→ **Job**:
In the listing below, locate the lines bearing the word "this". Copy every one of them.

Source code of charts:
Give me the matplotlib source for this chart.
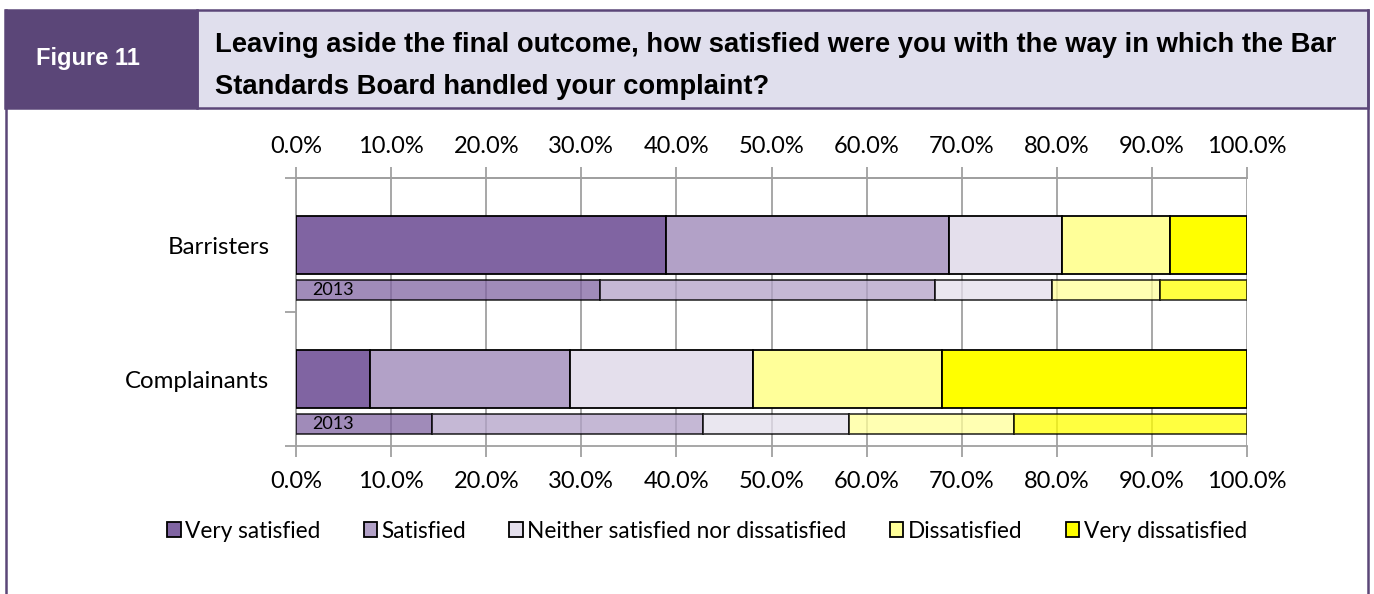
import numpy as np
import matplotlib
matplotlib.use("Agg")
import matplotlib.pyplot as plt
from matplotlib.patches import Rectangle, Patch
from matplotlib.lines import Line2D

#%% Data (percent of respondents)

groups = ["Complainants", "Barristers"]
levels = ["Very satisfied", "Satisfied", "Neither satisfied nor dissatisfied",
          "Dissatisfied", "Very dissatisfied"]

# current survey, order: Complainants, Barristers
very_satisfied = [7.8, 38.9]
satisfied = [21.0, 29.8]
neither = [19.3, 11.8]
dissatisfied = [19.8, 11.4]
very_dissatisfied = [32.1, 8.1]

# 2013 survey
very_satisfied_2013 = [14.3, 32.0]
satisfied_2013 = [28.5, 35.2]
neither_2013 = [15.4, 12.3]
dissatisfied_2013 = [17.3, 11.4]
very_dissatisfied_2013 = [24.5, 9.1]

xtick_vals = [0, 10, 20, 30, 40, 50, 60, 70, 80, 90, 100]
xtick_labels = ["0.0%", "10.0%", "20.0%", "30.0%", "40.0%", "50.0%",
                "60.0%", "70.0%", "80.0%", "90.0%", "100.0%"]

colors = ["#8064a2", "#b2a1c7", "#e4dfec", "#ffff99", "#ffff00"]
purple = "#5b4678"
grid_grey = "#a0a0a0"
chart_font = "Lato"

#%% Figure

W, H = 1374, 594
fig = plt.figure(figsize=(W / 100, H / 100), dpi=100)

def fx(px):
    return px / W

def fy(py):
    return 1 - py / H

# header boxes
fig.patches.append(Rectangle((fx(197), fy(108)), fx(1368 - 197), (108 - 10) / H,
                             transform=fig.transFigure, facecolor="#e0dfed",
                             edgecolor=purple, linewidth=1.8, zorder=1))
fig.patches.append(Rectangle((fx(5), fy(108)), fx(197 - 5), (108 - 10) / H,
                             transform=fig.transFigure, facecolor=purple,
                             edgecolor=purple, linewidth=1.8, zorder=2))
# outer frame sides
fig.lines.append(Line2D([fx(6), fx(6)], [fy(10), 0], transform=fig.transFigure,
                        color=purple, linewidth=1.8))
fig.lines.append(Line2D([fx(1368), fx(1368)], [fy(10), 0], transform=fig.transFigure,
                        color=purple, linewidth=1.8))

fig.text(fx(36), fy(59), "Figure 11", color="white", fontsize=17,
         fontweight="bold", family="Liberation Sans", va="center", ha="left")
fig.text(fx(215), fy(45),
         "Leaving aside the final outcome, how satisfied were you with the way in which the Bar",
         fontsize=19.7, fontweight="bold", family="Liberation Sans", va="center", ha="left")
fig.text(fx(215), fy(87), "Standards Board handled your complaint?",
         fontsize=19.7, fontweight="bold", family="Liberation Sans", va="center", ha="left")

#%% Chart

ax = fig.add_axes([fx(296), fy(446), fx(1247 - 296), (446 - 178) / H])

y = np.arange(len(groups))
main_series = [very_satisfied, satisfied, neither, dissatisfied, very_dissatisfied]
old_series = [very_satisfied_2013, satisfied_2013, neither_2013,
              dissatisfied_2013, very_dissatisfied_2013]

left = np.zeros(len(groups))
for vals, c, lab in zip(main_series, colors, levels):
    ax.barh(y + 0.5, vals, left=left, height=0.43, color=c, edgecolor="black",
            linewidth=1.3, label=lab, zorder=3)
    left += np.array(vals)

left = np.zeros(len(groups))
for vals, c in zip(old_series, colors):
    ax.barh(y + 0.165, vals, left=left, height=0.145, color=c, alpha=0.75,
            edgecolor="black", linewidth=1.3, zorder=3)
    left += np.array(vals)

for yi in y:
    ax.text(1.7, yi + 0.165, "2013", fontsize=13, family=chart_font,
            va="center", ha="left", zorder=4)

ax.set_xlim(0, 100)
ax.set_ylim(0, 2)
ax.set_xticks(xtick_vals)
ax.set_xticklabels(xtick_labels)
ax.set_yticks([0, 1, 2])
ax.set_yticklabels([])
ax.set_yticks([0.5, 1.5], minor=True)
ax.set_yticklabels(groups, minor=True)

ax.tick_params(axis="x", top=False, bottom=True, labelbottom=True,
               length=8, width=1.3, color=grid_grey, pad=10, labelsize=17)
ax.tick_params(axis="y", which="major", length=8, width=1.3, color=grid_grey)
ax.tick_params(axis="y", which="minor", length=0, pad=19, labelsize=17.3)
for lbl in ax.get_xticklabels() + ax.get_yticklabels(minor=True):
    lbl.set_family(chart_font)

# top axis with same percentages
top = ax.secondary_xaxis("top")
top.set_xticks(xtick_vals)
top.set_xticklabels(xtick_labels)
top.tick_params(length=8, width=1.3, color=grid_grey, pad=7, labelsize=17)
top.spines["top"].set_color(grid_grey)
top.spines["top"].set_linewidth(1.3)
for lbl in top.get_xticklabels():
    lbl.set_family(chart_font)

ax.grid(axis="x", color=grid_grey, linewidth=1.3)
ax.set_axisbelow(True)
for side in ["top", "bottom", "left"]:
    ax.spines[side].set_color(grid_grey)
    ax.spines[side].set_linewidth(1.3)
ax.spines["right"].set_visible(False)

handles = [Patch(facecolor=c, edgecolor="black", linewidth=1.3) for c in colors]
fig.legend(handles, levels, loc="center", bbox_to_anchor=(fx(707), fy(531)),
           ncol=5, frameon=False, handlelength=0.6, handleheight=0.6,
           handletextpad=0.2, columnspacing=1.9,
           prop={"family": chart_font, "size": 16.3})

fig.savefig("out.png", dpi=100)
...
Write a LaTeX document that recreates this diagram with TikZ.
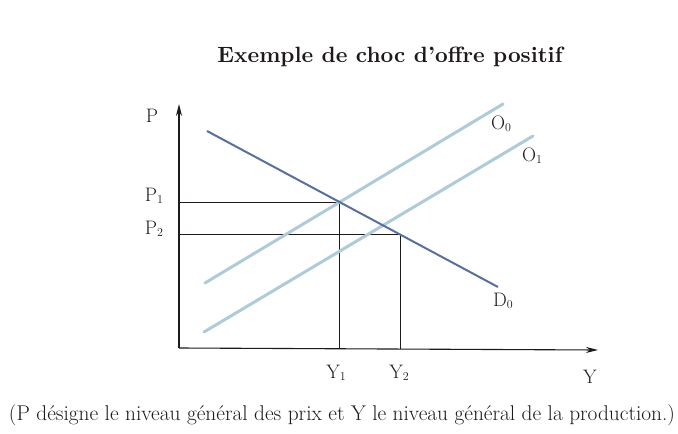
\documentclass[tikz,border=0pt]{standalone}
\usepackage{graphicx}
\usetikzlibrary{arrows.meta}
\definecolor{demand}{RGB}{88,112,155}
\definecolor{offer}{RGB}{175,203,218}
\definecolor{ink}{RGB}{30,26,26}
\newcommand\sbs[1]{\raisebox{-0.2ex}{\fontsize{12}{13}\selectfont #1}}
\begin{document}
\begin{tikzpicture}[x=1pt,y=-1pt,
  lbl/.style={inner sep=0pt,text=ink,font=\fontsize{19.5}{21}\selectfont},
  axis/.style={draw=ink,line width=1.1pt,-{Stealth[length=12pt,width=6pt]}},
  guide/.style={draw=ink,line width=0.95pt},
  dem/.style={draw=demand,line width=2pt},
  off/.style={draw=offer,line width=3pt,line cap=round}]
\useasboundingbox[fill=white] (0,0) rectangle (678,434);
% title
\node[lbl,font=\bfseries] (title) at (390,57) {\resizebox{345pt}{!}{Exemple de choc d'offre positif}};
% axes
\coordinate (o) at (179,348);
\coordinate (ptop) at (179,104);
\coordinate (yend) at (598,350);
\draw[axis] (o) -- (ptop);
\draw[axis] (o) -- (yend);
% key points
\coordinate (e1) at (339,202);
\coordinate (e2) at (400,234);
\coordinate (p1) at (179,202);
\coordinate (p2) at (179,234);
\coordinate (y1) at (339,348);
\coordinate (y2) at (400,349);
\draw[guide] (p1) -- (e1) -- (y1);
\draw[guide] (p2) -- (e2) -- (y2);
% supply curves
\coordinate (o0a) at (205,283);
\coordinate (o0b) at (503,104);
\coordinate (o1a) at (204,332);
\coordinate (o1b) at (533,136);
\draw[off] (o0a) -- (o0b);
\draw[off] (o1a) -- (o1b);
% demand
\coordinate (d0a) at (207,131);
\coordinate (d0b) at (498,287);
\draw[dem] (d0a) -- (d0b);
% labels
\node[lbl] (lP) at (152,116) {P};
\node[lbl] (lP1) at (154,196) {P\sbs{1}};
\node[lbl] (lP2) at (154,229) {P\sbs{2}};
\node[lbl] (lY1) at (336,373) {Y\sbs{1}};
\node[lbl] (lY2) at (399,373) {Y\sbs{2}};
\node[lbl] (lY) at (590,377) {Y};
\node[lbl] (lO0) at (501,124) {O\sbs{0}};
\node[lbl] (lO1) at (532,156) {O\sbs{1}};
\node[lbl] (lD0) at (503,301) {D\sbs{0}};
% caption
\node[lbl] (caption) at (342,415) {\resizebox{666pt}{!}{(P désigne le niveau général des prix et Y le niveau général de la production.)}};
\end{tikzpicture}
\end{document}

→ **Expected answer**:
Give me the matplotlib source for this chart.
Write a LaTeX document that recreates this diagram with TikZ.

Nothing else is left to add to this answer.